~男性タレントから女性タレントに変えた場合どうなる?~プレミアムモルツ香るエール 2017年新CM開始

- ソリューション局 マーケティングソリューション部
- 青島 弘幸
日本で発売される多くのビールはラガービールという種類ですが、近年エールビールの人気が女性、または若者の間で高まっていると聞きます。エールビールが、フルーティな香りでラガービールに比べて苦味が少ないというイメージがあるのが理由のようです。
また、日本では目新しくおしゃれだというのも理由でしょう。ラガービールの製法が生まれたのが15世紀頃に対し、エールビールの製造は実に紀元前へ遡るくらい、歴史は圧倒的に古いビールなんですけどね。
ラガービールとエールビールの製法の違いはコチラをごらんください。
さて本題ですが、昨年(2016年)4月、サントリーからプレミアムモルツのサブブランドとして「香るエール」が発売されました。この時、起用されたタレントは松田翔太さんです。CMは残念ながら公式ページから削除されているようなので、コチラで記憶を呼び覚ましていただけると幸いです。スカイブルーを基調とした爽やかなイメージのCMでした。
そして今年(2017年)4月、水原希子さんを起用しトーン&マナーも刷新された>『出会い(水原希子)』篇(YouTube公式)の放映が開始されました。こちらは、ミッドナイトブルーを基調としたスタイリッシュなイメージのCMですね。水原希子さんは資生堂マキアージュのCMにも起用される方なので、女性の人気を維持しつつ男性票を伸ばそうとするサントリーの意図が感じられる起用です。バックで流れる曲はあのマリリン・モンローが映画で歌った曲として有名な「I Wanna Be Loved by You.」ですし。
では男性層の反応はどうだったのでしょうか?
下記はクリエイティブカルテの男性全体(20~69歳)の反応率です。
<男性20-69歳の評価>
※調査期間
出会い篇:2017/5/16 ~ 2017/5/18
宣言・波篇:2016/4/17 ~ 2016/4/28
広告好意度、購入・利用喚起度はそれほど差はみられませんが、商品・サービスの印象度(心に残る)は「出会い篇」の方がやや高いスコアです。それ程際立った差ではありませんが、「宣言・波篇」に比べれば男性層の支持を高めるCMとみられます。
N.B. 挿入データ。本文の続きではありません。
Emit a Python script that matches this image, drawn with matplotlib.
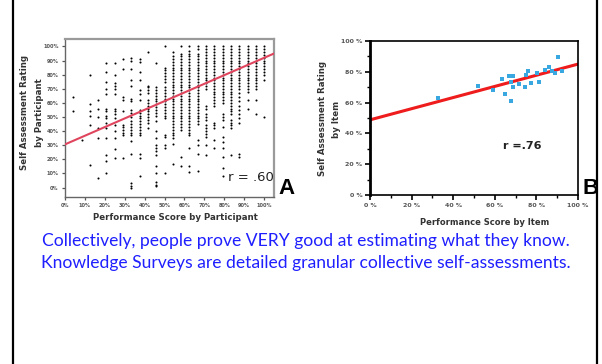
# two correlation panels (A: by participant, B: by item) + caption, slide-style

import matplotlib.pyplot as plt
from matplotlib.lines import Line2D

# --- Panel A: self-assessment rating (%) per performance-score column ---
A_COL_X = [4.2, 8.3, 12.5, 16.7, 20.8, 25, 29.2, 33.3, 37.5, 41.7, 45.8, 50,
           54.2, 58.3, 62.5, 66.7, 70.8, 75, 79.2, 83.3, 87.5, 91.7, 95.8, 100]
A_COL_Y = [
    [64, 54],
    [34],
    [80, 59, 54, 51, 44, 16],
    [62, 56, 50, 42, 35, 7],
    [88, 82, 75, 70, 66, 56, 54, 51, 49, 46, 42, 35, 23, 19, 10],
    [88, 80, 74, 72, 70, 66, 56, 54, 52, 49, 44, 40, 35, 27, 21],
    [91, 84, 64, 62, 54, 44, 43, 41, 39, 37, 21],
    [92, 90, 84, 76, 72, 63, 61, 55, 53, 50, 47, 45, 43, 41, 39, 37, 33, 24, 3, 1, 0],
    [91, 89, 82, 76, 69, 66, 62, 55, 53, 51, 49, 47, 45, 43, 41, 39, 37, 24, 21, 8],
    [96, 72, 71, 69, 67, 62, 60, 58, 56, 54, 52, 50, 48, 46, 42],
    [88, 71, 69, 67, 65, 63, 61, 59, 57, 55, 53, 51, 47, 40, 35, 30, 28, 26, 23, 15, 10, 4, 2, 1],
    [100, 85, 83, 81, 79, 77, 75, 71, 69, 67, 65, 63, 61, 59, 57, 55, 53, 51, 49, 37, 36, 30, 28, 10],
    [96, 93, 91, 89, 87, 85, 83, 81, 79, 77, 75, 73, 71, 69, 67, 65, 63, 61, 59, 57, 55, 53, 51,
     49, 47, 45, 43, 41, 39, 37, 35, 31, 17],
    [100, 95, 93, 91, 89, 87, 85, 83, 81, 79, 77, 75, 73, 71, 69, 67, 65, 63, 61, 59, 57, 55, 53,
     51, 49, 47, 45, 43, 41, 22, 15],
    [100, 97, 95, 93, 91, 89, 87, 85, 83, 81, 79, 77, 75, 73, 71, 69, 67, 65, 63, 61, 59, 57, 55,
     53, 51, 49, 47, 45, 43, 41, 39, 37, 28, 15, 11],
    [100, 98, 95, 93, 91, 89, 87, 85, 83, 81, 79, 77, 75, 73, 71, 69, 67, 65, 63, 61, 59, 57, 55,
     53, 51, 49, 47, 45, 34, 30, 24, 12],
    [100, 98, 96, 94, 92, 90, 88, 86, 84, 82, 80, 78, 76, 74, 72, 70, 58, 56, 52, 50, 48, 44, 42,
     40, 38, 36, 30, 23],
    [100, 98, 96, 94, 92, 90, 88, 86, 84, 82, 80, 78, 76, 74, 72, 70, 68, 66, 64, 62, 60, 58, 46,
     44, 42, 34, 28],
    [100, 98, 96, 94, 92, 90, 88, 86, 84, 82, 80, 78, 76, 74, 72, 70, 68, 66, 64, 62, 60, 52, 50,
     48, 43, 36, 32, 28, 22, 14, 8],
    [100, 98, 96, 94, 92, 90, 88, 86, 84, 82, 80, 78, 76, 74, 72, 70, 68, 66, 64, 62, 60, 58, 56,
     54, 52, 48, 46, 44, 42, 23],
    [100, 98, 96, 94, 92, 90, 88, 86, 84, 82, 80, 78, 76, 74, 72, 70, 67, 64, 61, 58, 55, 52, 49,
     46, 24, 22],
    [100, 98, 96, 94, 92, 90, 88, 86, 84, 82, 80, 78, 76, 74, 72, 70, 68, 62, 56],
    [100, 98, 96, 94, 92, 90, 88, 86, 84, 82, 80, 78, 76, 74, 72, 70, 62, 52],
    [100, 98, 96, 94, 92, 90, 88, 86, 84, 82, 80, 76, 50],
]
A_FIT_X = [0, 105]
A_FIT_Y = [30.6, 95.0]
A_TICKS = [0, 10, 20, 30, 40, 50, 60, 70, 80, 90, 100]
A_TICK_LABELS = ['0%', '10%', '20%', '30%', '40%', '50%', '60%', '70%', '80%', '90%', '100%']

# --- Panel B: item means ---
B_X = [32.8, 52.0, 58.9, 63.5, 64.8, 66.9, 68.8, 67.7, 67.7, 68.8, 71.7, 74.4,
       75.2, 76.0, 77.3, 80.3, 81.3, 84.0, 86.1, 87.7, 88.8, 90.4, 92.5]
B_Y = [63.3, 70.6, 68.5, 75.2, 65.5, 77.1, 77.1, 73.2, 61.1, 70.2, 71.9, 70.2,
       77.8, 80.6, 72.8, 79.3, 73.2, 81.0, 82.8, 80.6, 79.3, 89.6, 80.6]
B_FIT_X = [0, 100]
B_FIT_Y = [48.8, 85.0]
B_TICKS = [0, 20, 40, 60, 80, 100]
B_TICK_LABELS = ['0 %', '20 %', '40 %', '60 %', '80 %', '100 %']

CAPTION = ('Collectively, people prove VERY good at estimating what they know.\n'
           'Knowledge Surveys are detailed granular collective self-assessments.')

W, H = 602, 364
fig = plt.figure(figsize=(W / 100, H / 100), dpi=100)

# slide frame (left / right edges only)
for xp in (13, 597):
    fig.add_artist(Line2D([xp / W, xp / W], [0, 1], color='black', lw=1.6))

# ---------- panel A ----------
axA = fig.add_axes([65 / W, 1 - 197 / H, 209 / W, 158 / H])
for x, ys in zip(A_COL_X, A_COL_Y):
    axA.scatter([x] * len(ys), ys, s=2.2, c='black', linewidths=0, zorder=3)
axA.plot(A_FIT_X, A_FIT_Y, color='#e0455e', lw=1.5, zorder=4)
axA.set_xlim(0, 105)
axA.set_ylim(-6.7, 105.3)
axA.set_xticks(A_TICKS)
axA.set_xticklabels(A_TICK_LABELS)
axA.set_yticks(A_TICKS)
axA.set_yticklabels(A_TICK_LABELS)
axA.tick_params(length=2.5, width=0.9, colors='#555555', labelsize=3.6, pad=2)
for lab in axA.get_xticklabels() + axA.get_yticklabels():
    lab.set_fontweight('bold')
for side in ('top', 'right'):
    axA.spines[side].set_color('#9a9a9a')
    axA.spines[side].set_linewidth(1.6)
for side in ('left', 'bottom'):
    axA.spines[side].set_color('#666666')
    axA.spines[side].set_linewidth(1.0)
axA.text(82, 7.4, 'r = .60', fontsize=9.5, va='center', ha='left', color='#222222')

fig.text(32 / W, 1 - 113 / H, 'Self Assessment Rating\nby Participant', rotation=90,
         ha='center', va='center', fontsize=6.2, fontweight='bold', color='#333333',
         linespacing=1.9)
fig.text(175 / W, 1 - 218 / H, 'Performance Score by Participant', ha='center', va='center',
         fontsize=6.2, fontweight='bold', color='#333333')
fig.text(278 / W, 1 - 188 / H, 'A', ha='left', va='center', fontsize=16, fontweight='bold',
         family='Liberation Sans')

# ---------- panel B ----------
axB = fig.add_axes([370 / W, 1 - 195 / H, 208 / W, 154 / H])
axB.plot(B_FIT_X, B_FIT_Y, color='#ee1c1c', lw=2.2, zorder=2)
axB.scatter(B_X, B_Y, s=5, marker='s', c='#3aa8e0', linewidths=0, zorder=3)
axB.set_xlim(0, 100)
axB.set_ylim(0, 100)
axB.set_xticks(B_TICKS)
axB.set_xticklabels(B_TICK_LABELS)
axB.set_yticks(B_TICKS)
axB.set_yticklabels(B_TICK_LABELS)
axB.set_xticks([10, 30, 50, 70, 90], minor=True)
axB.set_yticks([10, 30, 50, 70, 90], minor=True)
axB.tick_params(which='major', length=3.5, width=1.2, colors='black', labelsize=4.5, pad=2)
axB.tick_params(which='minor', length=2, width=1.0, colors='black')
for lab in axB.get_xticklabels() + axB.get_yticklabels():
    lab.set_fontweight('bold')
    lab.set_color('#555555')
for side in ('top', 'right', 'bottom'):
    axB.spines[side].set_linewidth(1.2)
axB.spines['left'].set_linewidth(2.0)
axB.text(64, 31.8, 'r =.76', fontsize=8, fontweight='bold', va='center', ha='left',
         color='#222222')

fig.text(329.5 / W, 1 - 119 / H, 'Self Assessment Rating\nby Item', rotation=90,
         ha='center', va='center', fontsize=6.2, fontweight='bold', color='#333333',
         linespacing=1.7)
fig.text(485 / W, 1 - 222 / H, 'Performance Score by Item', ha='center', va='center',
         fontsize=6.0, fontweight='bold', color='#333333')
fig.text(582 / W, 1 - 188 / H, 'B', ha='left', va='center', fontsize=16, fontweight='bold',
         family='Liberation Sans')

# ---------- caption ----------
fig.text(306 / W, 1 - 252 / H, CAPTION, ha='center', va='center', fontsize=12.6,
         color='#1f1fff', family='Lato', linespacing=1.4)

plt.savefig('out.png', dpi=100)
一方、女性層の反応はというと、下記のように商品・サービスの印象度(心に残る)は同じくらいのスコアですが、広告好意度、そして購入・利用喚起度のスコアが「宣言・波篇」に比べて低い反応でした。
<女性20-69歳の評価>
対象者のCMについての感想(自由回答)を読むと、彼女がまだ若いので高級感のある商品がアンマッチしているように感じられているようです。今後、露出が高まりタレントと商品が馴染んで行くかがポイントになるでしょう。
といっても、松田翔太さんから水原希子さんに変えば、女性層の反応がある程度目減りすることは想定されていることだと思います。それよりも、フェミニン度を上げビール消費量の多い男性の反応を高めて、市場シェアを上げていく狙いがこのタレント変更にあるのだと思われます。